Friday, November 1, 2013

The Pang Sai Manuever

As I turned it over and over again in my mind, it finally came to me. The word I was searching for when Mark said banzai manuever was pang sai (/bəNG' sī/). Yes indeed, pang sai.

Allow me to tell you about a lesser known strategy called the Pang Sai maneuver.

On a fine day a few years ago, Katherine and I were walking through a shopping mall. There was some commotion up the way. Someone was yelling something or other at another. I couldn't quite make out what was being said. As we got closer, I discovered that it was actually an Asian couple shouting in a Chinese dialect across an open atrium. Anyway, the white noise from shoppers and a nearby water fountain washed out their voices. They were failing to communicate.

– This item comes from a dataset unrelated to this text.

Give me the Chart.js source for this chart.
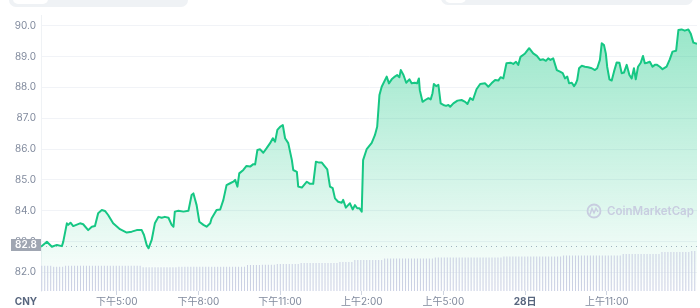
<!DOCTYPE html>
<html>
<head>
<meta charset="utf-8">
<script src="https://cdn.jsdelivr.net/npm/chart.js@4"></script>
<style>
html,body{margin:0;padding:0;background:#fff;width:700px;height:308px;overflow:hidden;}
#wrap{position:relative;width:700px;height:308px;}
#c{position:absolute;left:0;top:0;}
.btn{position:absolute;background:#eff2f5;border-radius:0 0 7px 7px;}
.inner{position:absolute;background:#fff;border-radius:0 0 5px 5px;}
</style>
</head>
<body>
<div id="wrap">
<canvas id="c" width="700" height="308"></canvas>
<div class="btn" style="left:9px;top:-6px;width:179px;height:13px;"></div>
<div class="inner" style="left:13px;top:-6px;width:35px;height:10px;"></div>
<div class="btn" style="left:441px;top:-6px;width:252px;height:11px;"></div>
<div class="inner" style="left:445px;top:-6px;width:21px;height:9px;"></div>
</div>
<script>
// ---- data ----
const times = [
'14:13','14:26','14:37','14:48','14:59','15:02','15:10','15:13','15:18','15:24',
'15:39','15:46','15:57','16:05','16:12','16:19','16:27','16:34','16:41','16:52',
'17:07','17:22','17:33','17:44','17:55','18:00','18:06','18:10','18:17','18:24',
'18:32','18:39','18:46','18:54','19:01','19:05','19:08','19:16','19:27','19:38',
'19:45','19:49','19:56','20:02','20:11','20:18','20:26','20:29','20:40','20:48',
'20:55','21:02','21:10','21:17','21:21','21:26','21:30','21:39','21:46','21:54',
'22:01','22:05','22:10','22:16','22:23','22:30','22:38','22:44','22:49','22:54',
'23:00','23:06','23:11','23:18','23:26','23:29','23:37','23:40','23:48','23:59',
'00:06','00:13','00:19','00:26','00:32','00:39','00:44','00:50','00:56','01:01',
'01:08','01:16','01:19','01:25','01:30','01:34','01:40','01:45','01:50','01:55',
'02:00','02:03','02:11','02:22','02:29','02:34','02:39','02:44','02:55','03:00',
'03:06','03:13','03:18','03:23','03:26','03:32','03:38','03:45','03:50','03:57',
'04:02','04:06','04:08','04:14','04:20','04:27','04:32','04:36','04:39','04:44',
'04:49','04:54','05:00','05:06','05:11','05:15','05:22','05:31','05:40','05:48',
'05:53','05:59','06:05','06:13','06:21','06:32','06:39','06:46','06:54','07:01',
'07:06','07:12','07:19','07:28','07:34','07:40','07:45','07:50','08:00','08:09',
'08:18','08:26','08:33','08:40','08:46','08:51','08:56','09:02','09:10','09:17',
'09:23','09:28','09:33','09:37','09:43','09:48','09:52','09:55','09:59','10:05',
'10:12','10:19','10:27','10:34','10:39','10:45','10:49','10:54','10:58','11:01',
'11:06','11:11','11:16','11:22','11:28','11:33','11:38','11:44','11:50','11:55',
'12:00','12:04','12:09','12:15','12:20','12:24','12:29','12:35','12:41','12:46',
'12:51','12:57','13:03','13:12','13:19','13:25','13:33','13:38','13:45','13:52',
'14:00','14:05','14:11','14:19'
];
const prices = [
82.83,82.99,82.83,82.89,82.85,82.99,83.59,83.54,83.61,83.50,
83.59,83.56,83.37,83.48,83.50,83.92,84.02,83.99,83.86,83.59,
83.40,83.29,83.32,83.37,83.37,83.21,82.89,82.78,83.05,83.59,
83.80,83.77,83.80,83.77,83.54,83.48,83.97,84.00,83.97,84.00,
84.51,84.56,84.18,83.64,83.54,83.48,83.59,83.75,84.02,84.04,
84.35,84.83,84.89,84.94,85.00,84.78,85.21,85.32,85.45,85.43,
85.51,85.50,85.97,85.99,85.88,86.02,86.19,86.35,86.24,86.62,
86.72,86.78,86.35,86.19,85.64,85.32,85.26,84.78,84.75,84.94,
84.87,84.87,85.59,85.56,85.56,85.43,85.34,84.78,84.73,84.40,
84.29,84.26,84.35,84.10,84.18,84.24,84.04,84.18,84.08,84.08,
83.97,85.64,86.00,86.20,86.45,86.72,87.75,88.02,88.35,88.13,
88.26,88.35,88.40,88.33,88.56,88.40,88.15,88.26,88.13,88.15,
88.13,88.29,87.91,87.53,87.59,87.65,87.61,87.81,88.11,88.04,
88.08,87.48,87.43,87.40,87.43,87.37,87.48,87.57,87.59,87.53,
87.46,87.65,87.59,87.94,88.11,88.13,88.02,88.13,88.24,88.22,
88.33,88.29,88.78,88.80,88.76,88.83,88.73,88.99,89.10,89.27,
89.10,89.02,88.89,88.91,88.86,88.94,88.89,88.94,88.56,88.51,
88.46,88.29,88.35,88.13,88.15,88.04,88.13,88.24,88.62,88.70,
88.67,88.65,88.62,88.56,88.62,88.89,89.43,89.37,89.10,88.67,
88.26,88.22,88.51,88.81,88.80,88.46,88.48,88.73,88.40,88.29,
88.62,88.26,88.67,88.80,89.02,88.78,88.80,88.83,88.67,88.73,
88.73,88.67,88.59,88.67,88.91,89.16,89.19,89.86,89.88,89.84,
89.88,89.75,89.45,89.41
];
const openPrice = 82.84;
const currency = 'CNY';
const yTicks = [82, 83, 84, 85, 86, 87, 88, 89, 90];
const xTickTimes = ['17:00','20:00','23:00','02:00','05:00','08:00','11:00'];
const xTickLabels = ['下午5:00','下午8:00','下午11:00','上午2:00','上午5:00','28日','上午11:00'];
// volume bars (relative units)
const volumes = [
25.3,25.3,25.3,25.3,
24.3,24.3,24.3,24.3,
25.3,25.3,25.3,25.3,25.3,25.3,25.3,25.3,25.3,25.3,25.3,25.3,25.3,25.3,25.3,25.3,25.3,25.3,25.3,25.3,25.3,25.3,25.3,25.3,25.3,25.3,
23.7,23.7,23.7,23.7,23.7,23.7,23.7,23.7,23.7,23.7,23.7,23.7,
24.3,24.3,24.3,24.3,24.3,24.3,24.3,24.3,24.3,24.3,24.3,24.3,24.3,24.3,24.3,24.3,24.3,24.3,24.3,24.3,24.3,24.3,24.3,
26,26,26,26,26,
26.3,26.3,26.3,26.3,26.3,
27,27,27,27,27,27,27,27,
28,28,28,28,28,28,28,28,28,28,28,28,28,
29,29,29,29,29,
31,31,31,31,31,31,31,31,31,31,
32.5,32.5,32.5,32.5,32.5,32.5,32.5,32.5,32.5,32.5,32.5,32.5,32.5,32.5,32.5,32.5,32.5,
33.5,33.5,33.5,33.5,33.5,33.5,33.5,33.5,33.5,33.5,33.5,33.5,33.5,33.5,33.5,33.5,33.5,33.5,33.5,33.5,33.5,33.5,33.5,
34.5,34.5,34.5,34.5,34.5,34.5,34.5,34.5,34.5,34.5,34.5,34.5,34.5,34.5,34.5,34.5,34.5,34.5,34.5,34.5,
35.5,35.5,35.5,35.5,35.5,35.5,35.5,35.5,35.5,35.5,35.5,35.5,35.5,35.5,35.5,35.5,35.5,35.5,35.5,35.5,
37,37,37,37,37,37,37,37,37,37,37,37,37,
39,39,39,39,39,39,39,39,39,39,
40,40
];

// ---- helpers ----
function toMinutes(list) {
  let day = 0, prev = -1;
  return list.map(t => {
    const [h, m] = t.split(':').map(Number);
    let v = h * 60 + m + day * 1440;
    if (v < prev) { day++; v += 1440; }
    prev = v;
    return v;
  });
}
const mins = toMinutes(times);
// tick times follow the start of the series
const xTickVals = toMinutes([times[0]].concat(xTickTimes)).slice(1);
const points = mins.map((m, i) => ({ x: m, y: prices[i] }));

const Y_MIN = 81.395, Y_MAX = 90.347;
const FONT = 'Inter, "Noto Sans CJK SC", sans-serif';

const overlay = {
  id: 'overlay',
  beforeDatasetsDraw(chart) {
    const { ctx, chartArea, scales } = chart;
    const y = Math.round(scales.y.getPixelForValue(openPrice)) + 0.5;
    ctx.save();
    ctx.strokeStyle = '#a9b1c2';
    ctx.lineWidth = 1;
    ctx.setLineDash([1, 4]);
    ctx.beginPath();
    ctx.moveTo(chartArea.left, y);
    ctx.lineTo(chartArea.right, y);
    ctx.stroke();
    ctx.restore();
  },
  afterDatasetsDraw(chart) {
    const { ctx, chartArea, scales } = chart;
    const y = scales.y.getPixelForValue(openPrice);
    ctx.save();
    // open price badge
    ctx.fillStyle = '#a0a6b2';
    ctx.fillRect(11, Math.round(y) - 7, 30, 12);
    ctx.fillStyle = '#ffffff';
    ctx.font = '600 10px ' + FONT;
    ctx.textAlign = 'center';
    ctx.textBaseline = 'middle';
    ctx.fillText(openPrice.toFixed(1), 26, Math.round(y) - 1);
    // currency label
    ctx.fillStyle = '#58667e';
    ctx.font = '700 10px ' + FONT;
    ctx.fillText(currency, 26, 302);
    // watermark
    ctx.strokeStyle = '#c8cde0';
    ctx.fillStyle = '#c8cde0';
    ctx.lineWidth = 1.8;
    ctx.beginPath();
    ctx.arc(594, 211, 6.5, 0, Math.PI * 2);
    ctx.stroke();
    ctx.lineWidth = 1.5;
    ctx.beginPath();
    ctx.moveTo(590, 214.5);
    ctx.lineTo(592, 208.5);
    ctx.lineTo(594, 213);
    ctx.lineTo(596, 208.5);
    ctx.lineTo(598, 212);
    ctx.stroke();
    ctx.font = '600 11.5px ' + FONT;
    ctx.textAlign = 'left';
    ctx.fillText('CoinMarketCap', 607, 212);
    ctx.restore();
  }
};

new Chart(document.getElementById('c'), {
  type: 'line',
  data: {
    labels: volumes.map((_, i) => i),
    datasets: [
      {
        type: 'bar',
        data: volumes,
        xAxisID: 'x2',
        yAxisID: 'yVol',
        backgroundColor: '#cbd1e4',
        barPercentage: 0.7,
        categoryPercentage: 1,
        order: 0
      },
      {
        type: 'line',
        data: points,
        xAxisID: 'x',
        yAxisID: 'y',
        borderColor: '#16c784',
        borderWidth: 2,
        borderJoinStyle: 'round',
        pointRadius: 0,
        tension: 0,
        fill: 'start',
        backgroundColor: (context) => {
          const { ctx, chartArea } = context.chart;
          if (!chartArea) return 'rgba(22,199,132,0.2)';
          const g = ctx.createLinearGradient(0, chartArea.top, 0, chartArea.bottom);
          g.addColorStop(0, 'rgba(22,199,132,0.46)');
          g.addColorStop(1, 'rgba(22,199,132,0.0)');
          return g;
        },
        order: 1
      }
    ]
  },
  options: {
    responsive: false,
    animation: false,
    devicePixelRatio: 1,
    layout: { padding: { left: 0, right: 3, top: 15, bottom: 0 } },
    plugins: { legend: { display: false }, tooltip: { enabled: false } },
    scales: {
      x: {
        type: 'linear',
        position: 'bottom',
        min: mins[0],
        max: mins[mins.length - 1],
        afterBuildTicks: (s) => { s.ticks = xTickVals.map(v => ({ value: v })); },
        afterFit: (s) => { s.height = 17; },
        ticks: {
          autoSkip: false,
          maxRotation: 0,
          padding: 1,
          color: (c) => c.index === 5 ? '#58667e' : '#808a9d',
          font: (c) => ({ family: FONT, size: 10, weight: c.index === 5 ? '700' : '400' }),
          callback: (v, i) => xTickLabels[i]
        },
        grid: { drawOnChartArea: false, drawTicks: true, tickLength: 4, color: '#cfd5e1' },
        border: { display: false }
      },
      x2: { type: 'category', display: false, offset: true },
      y: {
        type: 'linear',
        position: 'left',
        min: Y_MIN,
        max: Y_MAX,
        afterBuildTicks: (s) => { s.ticks = yTicks.map(v => ({ value: v })); },
        afterFit: (s) => { s.width = 41; },
        ticks: {
          padding: 5,
          color: '#808a9d',
          font: { family: FONT, size: 10 },
          callback: (v) => Number(v).toFixed(1)
        },
        grid: { color: '#f1f3f7', drawTicks: false },
        border: { display: true, color: '#eff2f5' }
      },
      yVol: { display: false, min: 0, max: 276 }
    }
  },
  plugins: [overlay]
});
</script>
</body>
</html>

Suddenly, in one of those rare moments when everything that produces noise -- the shuffling of feet, the fountain's watery splashes, even the pesky Mediterranean women pushing their wrinkle creams upon unwary customers -- all those noises ceased abruptly. You could hear a pin drop. It was at that precise moment that the Asian male flipped from all-Chinese to an English-Hokkien Pidgin slang:

"I NEED TO PANG SAI," he yelled.

His voiced gushed clearly across the open atrium, crashing through the sun-glasses huts and poster kiosks, around the Gaps and Banana Republics, rippling past the coffee shops and through the food court before washing out at the bookend stores: Sears, Penny's and Dillard's.

In all, just a fleeting moment before the oblivious shoppers began milling about once more.

Meanwhile, Katherine's squeezing my arm. I looked to find that she's besides herself, shaking to suppress laughter.

"What?" I ask

She can't speak. She sits on a bench, trembling.

"What?" I repeat impatiently.

After several minutes, she pulls herself together to inform me that to pang sai is Hokkien slang for going #2.

"You mean to tell me that our man just yelled across the mall that he needs to take a shit, and nobody but his wife and you understood him?"

New waves of giggles cascaded over her.

--//--

Banzai Manuever? Pang Sai Manuever? Execute both well, and you may reap high rewards.

Executed poorly? You might be in the pits for awhile.

There. I feel better now. Happy Friday.


1 comment:

  1. It's nice to know that you can now take a BM (PS) on a bike ride in several languages. "Long Live BM!"